1. Created a Linked in profile that also stands as a living resume; including links to previously published works and references

2. Cleaned up my Facebook page and removed all the nude photos and f bombs

3. Stalked other people via Facebook, twitter and linkedin until I find their work email...then send them my resume and ask for help sending it to the hiring people at their organization.

4. Joined groups and clubs (Linkedin) and made connections with connections in hopes of connecting with someone who has connections.

5. Complained daily to anyone who will listen about how much it sucks to live off unemployment (the dog seeks revenge for all this nagging by laying her own example of disguist and discontentment. trust me...I get much worse than I give...)

Anyone else looking for work?

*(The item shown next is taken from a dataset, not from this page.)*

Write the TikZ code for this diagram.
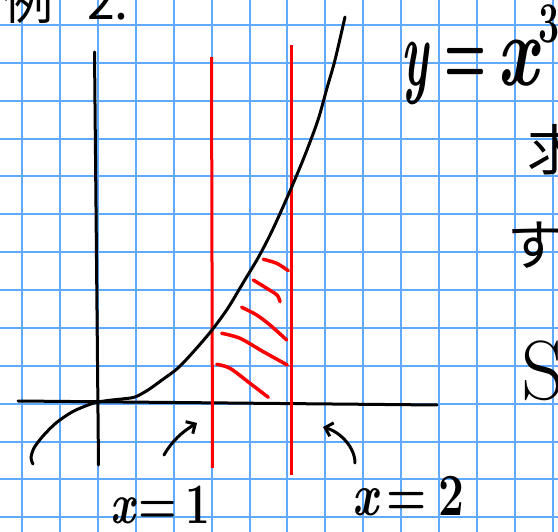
\documentclass[tikz,border=0pt]{standalone}
\usepackage{fontspec}
\usepackage{graphicx}
\newfontfamily\jpfont{Noto Sans CJK JP}
\usetikzlibrary{arrows.meta}
\definecolor{gridblue}{RGB}{95,170,255}
\definecolor{penred}{RGB}{250,0,0}
\begin{document}
\begin{tikzpicture}[x=1pt,y=-1pt,
  gridline/.style={draw=gridblue,line width=2pt},
  pen/.style={draw=black,line width=3pt,line cap=round,line join=round},
  redpen/.style={draw=penred,line width=3pt},
  hatch/.style={draw=penred,line width=3.5pt,line cap=round,line join=round},
  handarrow/.style={pen,line width=3pt,-{Straight Barb[length=7pt,width=14pt,line width=3pt]}},
  txt/.style={inner sep=0pt,text=black}]
\useasboundingbox (0,0) rectangle (558,532);
\clip (0,0) rectangle (558,532);
\fill[white] (0,0) rectangle (558,532);
% grid
\foreach \i in {0,...,14} {\draw[gridline] (22.4+37.87*\i,0) -- (22.4+37.87*\i,532);}
\foreach \j in {0,...,13} {\draw[gridline] (0,25+37.87*\j) -- (558,25+37.87*\j);}
% axes
\coordinate (yt) at (94.5,52);
\coordinate (yb) at (98.5,465);
\coordinate (xl) at (18,401);
\coordinate (xr) at (437,405);
\draw[pen] (yt) -- (yb);
\draw[pen] (xl) -- (xr);
% red lines
\coordinate (r1t) at (211.5,57);
\coordinate (r1b) at (212.5,468);
\coordinate (r2t) at (291,45);
\coordinate (r2b) at (291,475);
\draw[redpen] (r1t) -- (r1b);
\draw[redpen] (r2t) -- (r2b);
% hatch
\draw[hatch] plot[smooth] coordinates {(263.3,259.3) (276.7,263.3) (288.3,270.7)};
\draw[hatch] plot[smooth] coordinates {(253.3,280) (266.7,288.3) (277,295) (280,301.7)};
\draw[hatch] plot[smooth] coordinates {(241.7,307.3) (256.7,315) (270,325) (286.7,340)};
\draw[hatch] plot[smooth] coordinates {(221.7,333.3) (240,338.3) (263.3,351.7) (287.3,365)};
\draw[hatch] plot[smooth] coordinates {(216.7,364.3) (230,368.3) (250,383.3) (268.3,397.3)};
% curve y = x^3
\draw[pen] plot[smooth,tension=0.5] coordinates {(33,464) (31,458) (34,448) (43,436) (56,423) (72,412) (88,405) (98,402) (112,400) (122,399) (135,397) (148,390) (162,380) (178,368) (195,350) (212,330) (228,308) (243,283) (258,258) (272,231) (290,191) (305,155) (318,120) (327,88) (335,60) (345,17)};
% texts
\node[txt,anchor=base west] (title) at (3,20) {\fontsize{50}{50}\selectfont\jpfont 例\hspace{34pt}2.};
\node[txt,anchor=base west] (eq) at (401,86) {\scalebox{0.8}[1.6]{\fontsize{60}{60}\selectfont\bfseries\itshape y\hspace{20pt}\upshape=\hspace{14pt}\itshape\scalebox{1.5}[1.05]{x}\hspace{1pt}\raisebox{0.45em}{\upshape\scalebox{1.3}[1]{\fontsize{36}{36}\selectfont 3}}}};
\node[txt,anchor=west] (c1) at (527,150) {\fontsize{55}{55}\selectfont\jpfont 求};
\node[txt,anchor=west] (c2) at (507,245) {\fontsize{55}{55}\selectfont\jpfont す};
\node[txt,anchor=west] (c3) at (521,371) {\fontsize{84}{84}\selectfont S};
\node[txt,anchor=base west] (x1) at (110,523) {\scalebox{1}[1.3]{\fontsize{44}{44}\selectfont\bfseries\itshape x\hspace{4pt}\upshape=\hspace{8pt}1}};
\node[txt,anchor=base west] (x2) at (352,515) {\scalebox{1}[1.3]{\fontsize{46}{46}\selectfont\bfseries\itshape x\hspace{8pt}\upshape=\hspace{12pt}2}};
% hand-drawn arrows
\coordinate (a1s) at (164,455);
\coordinate (a1e) at (197,423);
\coordinate (a2s) at (355,463);
\coordinate (a2e) at (323,427);
\draw[handarrow] (a1s) .. controls (172,441) and (182,432) .. (a1e);
\draw[handarrow] (a2s) .. controls (355,447) and (340,432) .. (a2e);
\end{tikzpicture}
\end{document}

Anyone else have creative ideas to share in regard to the following:

1. training for a marathon

2. potty training a puppy

3. getting a job

4. taking a trip to colorado (this just in...)

Monday, August 10, 2009

To train or not to train...for a marathon

Changing your job, losing your religion, finding new love...running a marathon??

Ahhh...we all have demons to face and surely some of them we are allowed to run away from, right?

But to properly train and out-strategize said demons...that is the goal, I do believe. Thanks to the internet and many before me, I have a few handy dandy marathon training tricks and tools at my fingertips. Without further adieu...

1. Hal Higdon's training.

2. Here is runner's world rendition of training for a half marathon, which includes words like "economy" and rest and relaxation and lazy and things like that to encourage a non-running runner to pick up the speed and further it farther.

3. Finally, anything with the word rookie should at least be examined if you are rookie enough to indeed, look up a training marathon guide for training for a half marathon...

What I'm going to do is read all I can about running. Take a long and careful nap. Eat half a bag of chips using only two fingers. Drink some girly flavored fruity beer product. Race to the store and stock up on perspiration-wicking socks and what-not. Drive slowly past the gym. Walk the dog to the end of the driveway. Twice. Unless she pees out her butt again, then we will go it once and only once. And not at all if the neighbor is out because I don't even know HOW to clean up super duper liquid poo without having the worst gag-reflux ever. Seriously.

Then after all that, I'm going to watch the television broadcast special of Running the Sahara, the story of the three young men who ran across the Sahara in order to raise money for a charity that is helping to get clean water to places that need it most. It's an amazing thing. Inspires me to want to run...

Random Rants and Some Pop

On the go, getting ready for back to school....check out these bags. Cute and modern little bags for your little boogers! But still, really, really, cute, right?

Speaking of reasons to celebrate, be sure to check out today's Groupon. A groupon is a coupon-like deal that offers special rates and discounted product and services to a certain amount of people. If a certain amount of people take part in each day's offer, the coupon is activated and everyone gets to enjoy a little some-thing-something for a little less than normal. If not, no big deal, your credit card is not charged. I have used this service for a few things and I love it! PS. Today's groupon is for $40 worth of celebrating at Pop's in downtown Chicago for only $20. Not bad if you like decadent food and champagne.

In other news, I have officially decided that I will do anything to work at Conde Nast.

And, I just signed up for the Chicago Half Marathon. Gulp.